‘Weak’ secretary of defense?

U.S. Sen. Tom Coburn, R-Okla., predicts that Chuck Hagel will take office as defense secretary from a position of weakness.

Hagel’s been hammered hard by his former Senate colleagues, who’ve challenged him on all manner of questions – some of them specious and outright defamatory. But he’ll likely be confirmed this week in a full Senate vote.


But my concern about Coburn’s prediction rests with whatever role Coburn and his Capitol Hill colleagues play in weakening the new defense secretary’s position. Will they stand behind the Pentagon boss – a former Republican senator from Nebraska – or will they undermine him?

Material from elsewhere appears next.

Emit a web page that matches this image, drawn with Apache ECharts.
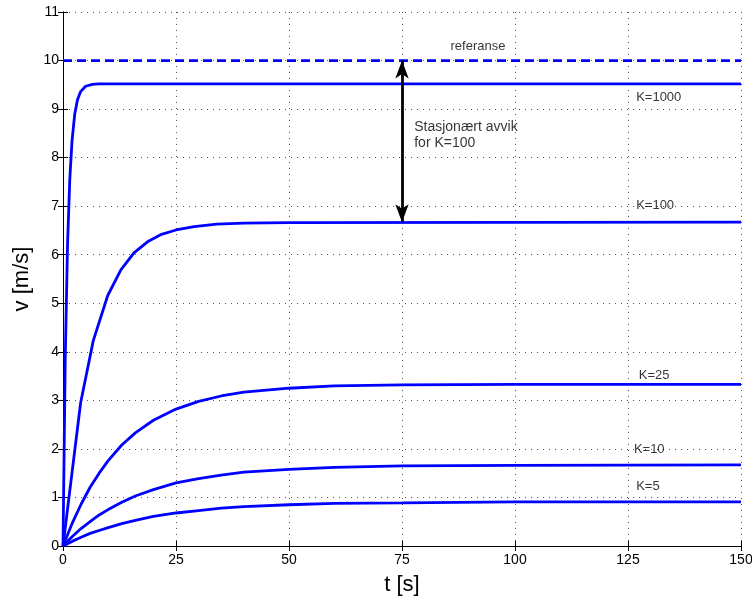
<!DOCTYPE html>
<html><head><meta charset="utf-8">
<script src="https://cdn.jsdelivr.net/npm/echarts@6/dist/echarts.min.js"></script>
<style>html,body{margin:0;padding:0;background:#fff;overflow:hidden}#c{width:752px;height:598px}</style>
</head><body><div id="c"></div>
<script>
// Data
const xTicks = [0, 25, 50, 75, 100, 125, 150];
const yTicks = [0, 1, 2, 3, 4, 5, 6, 7, 8, 9, 10, 11];

const tK1000 = [0, 0.5, 1, 1.5, 2, 2.6, 3.2, 3.9, 5, 6.5, 8, 150];
const vK1000 = [0, 3.89, 6.19, 7.55, 8.35, 8.90, 9.19, 9.36, 9.47, 9.51, 9.52, 9.52];

const tK100 = [0, 3.9, 6.7, 9.9, 12.8, 15.7, 18.9, 21.8, 25, 29, 34, 40, 50, 150];
const vK100 = [0, 2.95, 4.23, 5.16, 5.69, 6.04, 6.28, 6.42, 6.51, 6.58, 6.63, 6.65, 6.66, 6.67];

const tSmooth = [0, 2, 4, 6, 8, 10, 13, 16, 20, 25, 30, 35, 40, 50, 60, 75, 100, 150];
const vK25 = [0, 0.46, 0.86, 1.21, 1.50, 1.76, 2.08, 2.33, 2.59, 2.82, 2.98, 3.09, 3.17, 3.25, 3.30, 3.32, 3.33, 3.33];
const vK10 = [0, 0.19, 0.36, 0.50, 0.64, 0.75, 0.90, 1.03, 1.16, 1.30, 1.39, 1.46, 1.52, 1.58, 1.62, 1.65, 1.66, 1.67];
const vK5  = [0, 0.095, 0.18, 0.26, 0.32, 0.38, 0.46, 0.53, 0.61, 0.68, 0.73, 0.78, 0.81, 0.85, 0.88, 0.89, 0.91, 0.91];

const tRef = [0, 150];
const vRef = [10, 10];

// annotation: arrow from reference down to K=100 steady state
const arrowT = [75, 75];
const arrowV = [10, 6.67];

const curveLabels = ['K=1000', 'K=100', 'K=25', 'K=10', 'K=5'];
const curveLabelT = [126.8, 126.8, 127.4, 126.3, 126.8];
const curveLabelV = [9.25, 7.02, 3.52, 1.98, 1.22];

const refLabel = 'referanse';
const refLabelPos = [91.8, 10.3];
const avvikLabel = 'Stasjonært avvik\nfor K=100';
const avvikLabelPos = [77.7, 8.47];

const zip = (t, v) => t.map((x, i) => [x, v[i]]);
const BLUE = '#0000ff';
const FONT = '"Liberation Sans", Arial, sans-serif';

function curve(name, t, v, extra) {
  return Object.assign({
    name, type: 'line', data: zip(t, v), showSymbol: false, symbol: 'none',
    smooth: false, lineStyle: { color: BLUE, width: 2.8 }, z: 3, silent: true
  }, extra || {});
}

const chart = echarts.init(document.getElementById('c'), null, { renderer: 'canvas' });

const axisCommon = {
  type: 'value', axisLine: { show: true, lineStyle: { color: '#000', width: 1 } },
  axisTick: { show: true, inside: true, length: 5, lineStyle: { color: '#000' } }
};
const gridLine = { show: true, lineStyle: { color: '#555', type: [1, 5], width: 1 } };

chart.setOption({
  animation: false,
  backgroundColor: '#fff',
  grid: { left: 63, right: 11, top: 12, bottom: 52, containLabel: false, outerBoundsMode: 'none' },
  xAxis: [
    Object.assign({}, axisCommon, {
      min: 0, max: 150, interval: 25, position: 'bottom',
      name: 't [s]', nameLocation: 'middle', nameGap: 28,
      nameTextStyle: { fontSize: 22, fontFamily: FONT, color: '#000' },
      axisLabel: { fontSize: 14, fontFamily: FONT, color: '#000', margin: 7,
        formatter: v => xTicks.includes(v) ? String(v) : '' },
      splitLine: gridLine
    }),
    Object.assign({}, axisCommon, {
      min: 0, max: 150, interval: 25, position: 'top',
      axisLabel: { show: false }, splitLine: { show: false }
    })
  ],
  yAxis: [
    Object.assign({}, axisCommon, {
      min: 0, max: 11, interval: 1, position: 'left',
      name: 'v [m/s]', nameLocation: 'middle', nameGap: 27, nameRotate: 90,
      nameTextStyle: { fontSize: 22, fontFamily: FONT, color: '#000' },
      axisLabel: { fontSize: 14, fontFamily: FONT, color: '#000', margin: 4,
        formatter: v => yTicks.includes(v) ? String(v) : '' },
      splitLine: gridLine
    }),
    Object.assign({}, axisCommon, {
      min: 0, max: 11, interval: 1, position: 'right',
      axisLabel: { show: false }, splitLine: { show: false }
    })
  ],
  series: [
    curve('referanse', tRef, vRef, { lineStyle: { color: BLUE, width: 2.8, type: [9, 5] } }),
    curve('K=1000', tK1000, vK1000),
    curve('K=100', tK100, vK100),
    curve('K=25', tSmooth, vK25),
    curve('K=10', tSmooth, vK10),
    curve('K=5', tSmooth, vK5),
    {
      name: 'arrow', type: 'line', data: [], silent: true,
      markLine: {
        silent: true, animation: false,
        symbol: ['arrow', 'arrow'], symbolSize: [10, 18],
        lineStyle: { color: '#000', width: 2.8, type: 'solid' },
        label: { show: false },
        data: [[{ coord: [arrowT[0], arrowV[0]] }, { coord: [arrowT[1], arrowV[1]] }]]
      }
    },
    {
      name: 'labels', type: 'scatter', symbolSize: 0, silent: true, z: 5,
      data: curveLabels.map((s, i) => ({ value: [curveLabelT[i], curveLabelV[i]], name: s })),
      label: { show: true, position: 'right', distance: 0, formatter: p => p.name,
        fontSize: 13, fontFamily: FONT, color: '#000' }
    },
    {
      name: 'refLabel', type: 'scatter', symbolSize: 0, silent: true, z: 5,
      data: [{ value: refLabelPos, name: refLabel }],
      label: { show: true, position: 'inside', formatter: p => p.name,
        fontSize: 13, fontFamily: FONT, color: '#000' }
    },
    {
      name: 'avvikLabel', type: 'scatter', symbolSize: 0, silent: true, z: 5,
      data: [{ value: avvikLabelPos, name: avvikLabel }],
      label: { show: true, position: 'right', distance: 0, formatter: p => p.name,
        fontSize: 14, lineHeight: 16, fontFamily: FONT, color: '#000' }
    }
  ]
});
</script>
</body></html>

Coburn’s no dummy. He’s a physician when he isn’t making federal law. Thus, he’s certainly aware that governing is a shared responsibility. The Constitution lays it out in establishing “co-equal” branches of government: the White House, Congress and the federal courts all have a hand in running this country.

So, if Coburn’s prediction of weakness at the Pentagon comes true, he should share some of the blame in hindering the Pentagon chief’s ability to carry out national defense policy effectively.

As I’ve noted in this blog already, partisan concerns should stop “at the water’s edge.” The defense secretary is in charge of the world’s greatest military apparatus.

But he doesn’t operate in a vacuum. The president must have his back. So must the Congress.